» Available data
• • • • • • •
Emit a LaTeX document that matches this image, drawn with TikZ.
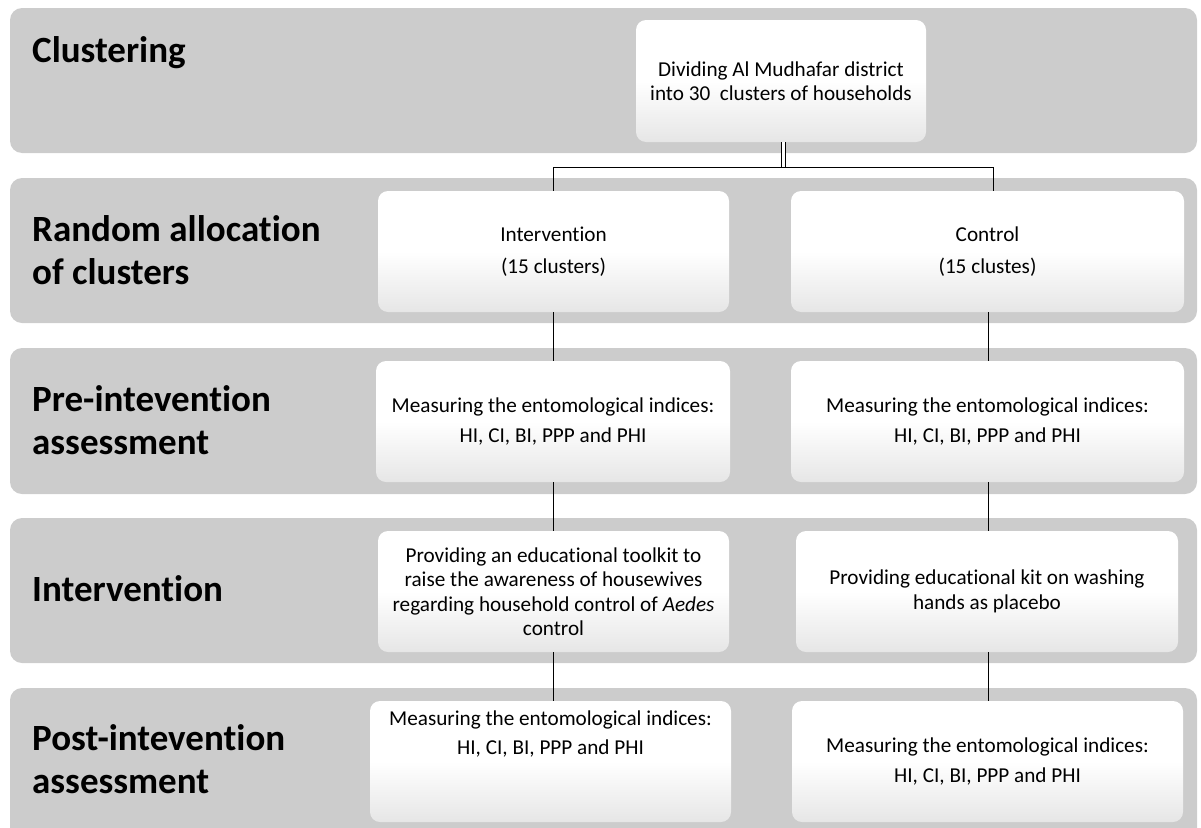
\documentclass[tikz,border=0pt]{standalone}
\usepackage{fontspec}
\setmainfont{Carlito}[Ligatures=NoCommon]
\definecolor{bandgray}{HTML}{CCCCCC}
\definecolor{boxbottom}{HTML}{E6E6E6}
\begin{document}
\begin{tikzpicture}[x=1pt,y=-1pt,
  band/.style={fill=bandgray, rounded corners=12pt},
  box/.style={rounded corners=10pt, top color=white, bottom color=boxbottom, middle color=white,
    align=center, font=\fontsize{21.2}{24.5}\selectfont, inner sep=0pt},
  boxtext/.style={align=center, font=\fontsize{21.2}{24.5}\selectfont, inner sep=0pt},
  lab/.style={anchor=west, align=left, font=\fontsize{37}{43}\selectfont\bfseries, inner sep=0pt},
  conn/.style={draw=black, line width=1pt},
  dbl/.style={draw=black, line width=0.9pt, double distance=3.5pt}]
\useasboundingbox (0,0) rectangle (1201,827);
\clip (0,0) rectangle (1201,827);
% bands
\path[band] (10,8) rectangle (1197,153);
\path[band] (10,178) rectangle (1197,323);
\path[band] (10,348) rectangle (1197,494);
\path[band] (10,518) rectangle (1197,663);
\path[band] (10,688) rectangle (1197,845);
% labels
\node[lab] (l1) at (32,53) {Clustering};
\node[lab] (l2) at (32,250) {Random allocation\\of clusters};
\node[lab] (l3) at (32,420) {Pre-intevention\\assessment};
\node[lab] (l4) at (32,589) {Intervention};
\node[lab] (l5) at (32,759) {Post-intevention\\assessment};
% boxes
\node[box, minimum width=290pt, minimum height=122pt] (top) at (781,81)
  {Dividing Al Mudhafar district\\into 30\ \ clusters of households};
\node[box, minimum width=351pt, minimum height=121pt] (intA) at (553.5,251.5)
  {Intervention\\[8pt](15 clusters)};
\node[box, minimum width=393pt, minimum height=121pt] (conA) at (987.5,251.5)
  {Control\\[8pt](15 clustes)};
\node[box, minimum width=354pt, minimum height=121pt] (intB) at (553,421.5)
  {Measuring the entomological indices:\\[6pt]HI, CI, BI, PPP and PHI};
\node[box, minimum width=393pt, minimum height=121pt] (conB) at (987.5,421.5)
  {Measuring the entomological indices:\\[6pt]HI, CI, BI, PPP and PHI};
\node[box, minimum width=351pt, minimum height=121pt] (intC) at (553.5,591.5)
  {Providing an educational toolkit to\\raise the awareness of housewives\\regarding household control of \textit{Aedes}\\control};
\node[box, minimum width=382pt, minimum height=121pt] (conC) at (987,591.5)
  {Providing educational kit on washing\\hands as placebo};
\node[box, minimum width=361pt, minimum height=121pt] (intD) at (550.5,761.5) {};
\node[boxtext] (intDt) at (550.5,734)
  {Measuring the entomological indices:\\[5pt]HI, CI, BI, PPP and PHI};
\node[box, minimum width=391pt, minimum height=121pt] (conD) at (987.5,761.5)
  {Measuring the entomological indices:\\[6pt]HI, CI, BI, PPP and PHI};
% connectors
\coordinate (hub) at (783.5,167);
\coordinate (hl) at (553,167);
\coordinate (hr) at (993,167);
\draw[dbl] (top.south -| hub) -- (hub);
\draw[conn] (hl) -- (hr);
\draw[conn] (hl) -- (hl |- intA.north);
\draw[conn] (hr) -- (hr |- conA.north);
\draw[conn] (intA.south -| hl) -- (intB.north -| hl);
\draw[conn] (intB.south -| hl) -- (intC.north -| hl);
\draw[conn] (intC.south -| hl) -- (intD.north -| hl);
\coordinate (rx) at (988,0);
\draw[conn] (conA.south -| rx) -- (conB.north -| rx);
\draw[conn] (conB.south -| rx) -- (conC.north -| rx);
\draw[conn] (conC.south -| rx) -- (conD.north -| rx);
\end{tikzpicture}
\end{document}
• • • • • • •
» Work required
Take the data above and repeat it exactly, leaving each picture out.

» Answer below
Emit a LaTeX document that matches this image, drawn with TikZ.
\documentclass[tikz,border=0pt]{standalone}
\usepackage{fontspec}
\setmainfont{Carlito}[Ligatures=NoCommon]
\definecolor{bandgray}{HTML}{CCCCCC}
\definecolor{boxbottom}{HTML}{E6E6E6}
\begin{document}
\begin{tikzpicture}[x=1pt,y=-1pt,
  band/.style={fill=bandgray, rounded corners=12pt},
  box/.style={rounded corners=10pt, top color=white, bottom color=boxbottom, middle color=white,
    align=center, font=\fontsize{21.2}{24.5}\selectfont, inner sep=0pt},
  boxtext/.style={align=center, font=\fontsize{21.2}{24.5}\selectfont, inner sep=0pt},
  lab/.style={anchor=west, align=left, font=\fontsize{37}{43}\selectfont\bfseries, inner sep=0pt},
  conn/.style={draw=black, line width=1pt},
  dbl/.style={draw=black, line width=0.9pt, double distance=3.5pt}]
\useasboundingbox (0,0) rectangle (1201,827);
\clip (0,0) rectangle (1201,827);
% bands
\path[band] (10,8) rectangle (1197,153);
\path[band] (10,178) rectangle (1197,323);
\path[band] (10,348) rectangle (1197,494);
\path[band] (10,518) rectangle (1197,663);
\path[band] (10,688) rectangle (1197,845);
% labels
\node[lab] (l1) at (32,53) {Clustering};
\node[lab] (l2) at (32,250) {Random allocation\\of clusters};
\node[lab] (l3) at (32,420) {Pre-intevention\\assessment};
\node[lab] (l4) at (32,589) {Intervention};
\node[lab] (l5) at (32,759) {Post-intevention\\assessment};
% boxes
\node[box, minimum width=290pt, minimum height=122pt] (top) at (781,81)
  {Dividing Al Mudhafar district\\into 30\ \ clusters of households};
\node[box, minimum width=351pt, minimum height=121pt] (intA) at (553.5,251.5)
  {Intervention\\[8pt](15 clusters)};
\node[box, minimum width=393pt, minimum height=121pt] (conA) at (987.5,251.5)
  {Control\\[8pt](15 clustes)};
\node[box, minimum width=354pt, minimum height=121pt] (intB) at (553,421.5)
  {Measuring the entomological indices:\\[6pt]HI, CI, BI, PPP and PHI};
\node[box, minimum width=393pt, minimum height=121pt] (conB) at (987.5,421.5)
  {Measuring the entomological indices:\\[6pt]HI, CI, BI, PPP and PHI};
\node[box, minimum width=351pt, minimum height=121pt] (intC) at (553.5,591.5)
  {Providing an educational toolkit to\\raise the awareness of housewives\\regarding household control of \textit{Aedes}\\control};
\node[box, minimum width=382pt, minimum height=121pt] (conC) at (987,591.5)
  {Providing educational kit on washing\\hands as placebo};
\node[box, minimum width=361pt, minimum height=121pt] (intD) at (550.5,761.5) {};
\node[boxtext] (intDt) at (550.5,734)
  {Measuring the entomological indices:\\[5pt]HI, CI, BI, PPP and PHI};
\node[box, minimum width=391pt, minimum height=121pt] (conD) at (987.5,761.5)
  {Measuring the entomological indices:\\[6pt]HI, CI, BI, PPP and PHI};
% connectors
\coordinate (hub) at (783.5,167);
\coordinate (hl) at (553,167);
\coordinate (hr) at (993,167);
\draw[dbl] (top.south -| hub) -- (hub);
\draw[conn] (hl) -- (hr);
\draw[conn] (hl) -- (hl |- intA.north);
\draw[conn] (hr) -- (hr |- conA.north);
\draw[conn] (intA.south -| hl) -- (intB.north -| hl);
\draw[conn] (intB.south -| hl) -- (intC.north -| hl);
\draw[conn] (intC.south -| hl) -- (intD.north -| hl);
\coordinate (rx) at (988,0);
\draw[conn] (conA.south -| rx) -- (conB.north -| rx);
\draw[conn] (conB.south -| rx) -- (conC.north -| rx);
\draw[conn] (conC.south -| rx) -- (conD.north -| rx);
\end{tikzpicture}
\end{document}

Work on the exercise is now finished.